Lo siento, pero como a mí no me gusta para nada el fútbol, decidí anoche hacer como un buen amigo cántabro: salí a pasear ostensiblemente, como en provocadora actitud, durante el tiempo del partido. No había ni un alma, desde luego. Las calles de Barcelona estaban desiertas, envueltas en un silencio denso, expectante. De vuelta a casa, me olvidé del dichoso partido, me puse a leer y me quedé dormida. De pronto, procedentes de la calle, me despertaron unos extraños gritos: “¡Viva España, viva España!”, creí oír. Sonreí diciéndome: “¡Estás soñando, tía!”.
No pude, sin embargo, volver a conciliar el sueño. «¡Españaaaa, Españaaaa! ¡Hemos ganadoooo!», oía ahora en medio (eso me pareció) de ráfagas de ametralladora. «¡La revolución, ya ha estallado la revolución!», me dije precipitándome al balcón, desde donde pude observar una multitud de gente y de coches que, tirando petardos y enarbolando banderas rojigualdas, bajaban por la calle Lauria.
No lo dudé un instante. Me daba igual que estuvieran celebrando (por fin comprendí) la victoria de la selección española de fútbol. La ocasión era única, excepcional, y había que aprovecharla. Sólo los puristas (como mi amigo cántabro, se me ocurrió de pronto) les hacen ascos a estas cosas. De modo que me vestí en un plis-plas, abrí el armario (nunca mejor dicho), saqué mi bandera envuelta en naftalina, y me lancé a la calle. A confraternizar «con-el-populacho-embrutecido-por-el-fútbol-y-que-no-entiende-ni-jota-de-política» o (elijan ustedes) «con-el-noble-pueblo-que-por-fin-ha-comprendido-que-los-destinos-de-Cataluña-y-España-están-indisociablemente-unidos».

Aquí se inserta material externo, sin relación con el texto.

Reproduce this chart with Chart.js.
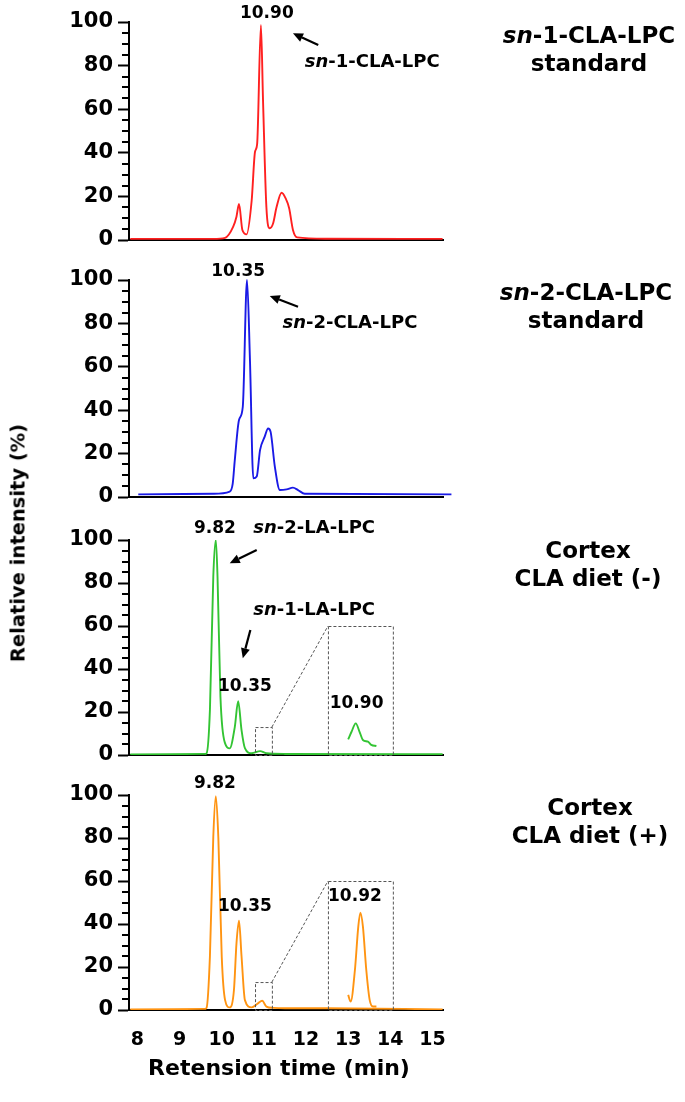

Unidos… lo están en todo caso en mi bandera. Permítanme que les hable un poco de ella —¡la he podido enarbolar tan poco! Incluso una vez en que cometí el craso error de ir a un mitin del PP me prohibieron entrar con ella. «No, la bandera española aquí no, de ninguna manera», me dijeron. «Pero si es también la senyera catalana», les repliqué (sin éxito) dándole la vuelta. Porque mi bandera es doble. Como debieran serlo todas en Cataluña. Como dobles —engrandecidamente dobles— somos los catalanes: ese pueblo que tiene la suerte (o la desgracia, dado que están minando su doble personalidad) de hablar dos lenguas, abrazar dos culturas, tener una doble identidad.
De modo que, enarbolando mi doble bandera, me lancé a la calle, dando vivas a España y a Cataluña. «¿Què fot Catalunya aquí, si no ha jugat pas?», me espetó un señor en medio de la muchedumbre que, abarrotando Canaletas, bajaba como una riada humana por las Ramblas («¡es increíble, hasta hay más gente que cuando gana el Barça!», oí también que decían). Quien me había preguntado qué pintaba ahí Cataluña no entendía nada de mi doble bandera, como por lo general nada entiende de dualidades o sutilezas la gente (o el pueblo, o el populacho; ya les dije que eligieran ustedes). Todos andan por la vida con su manía por lo único, con su afán por lo exclusivo, lo excluyente —como les han enseñado quienes les mandan, dirigen y manipulan. «Sólo catalanes y nada más que catalanes. Nada que ver con España, esa cáscara, ese “Estado”», dicen y sienten —o actúan como si lo sintieran— un día sí y otro también.
Pero he aquí que, como quien ganó ayer no fue desde luego «la Selección del Estado español» («Alemania 0, Selección Estatal 1»), el viejo fondo aún no muerto de sentimiento nacional español volvió, de pronto, a aflorar en Cataluña (me dicen desde Lérida, Gerona y Tarragona que también ahí sucedió, aunque a menor escala, algo parecido). La lástima no fue sólo que semejante sentimiento brotara con ocasión de un partido de fútbol. La lástima fue que todo pasó como si la victoria (o la afirmación) de España fuera incompatible con la de Cataluña. Ni una sola senyera ondeaba —y mira que la ponen hasta en la sopa— en aquella marea de banderas rojigualdas. Sólo la mía.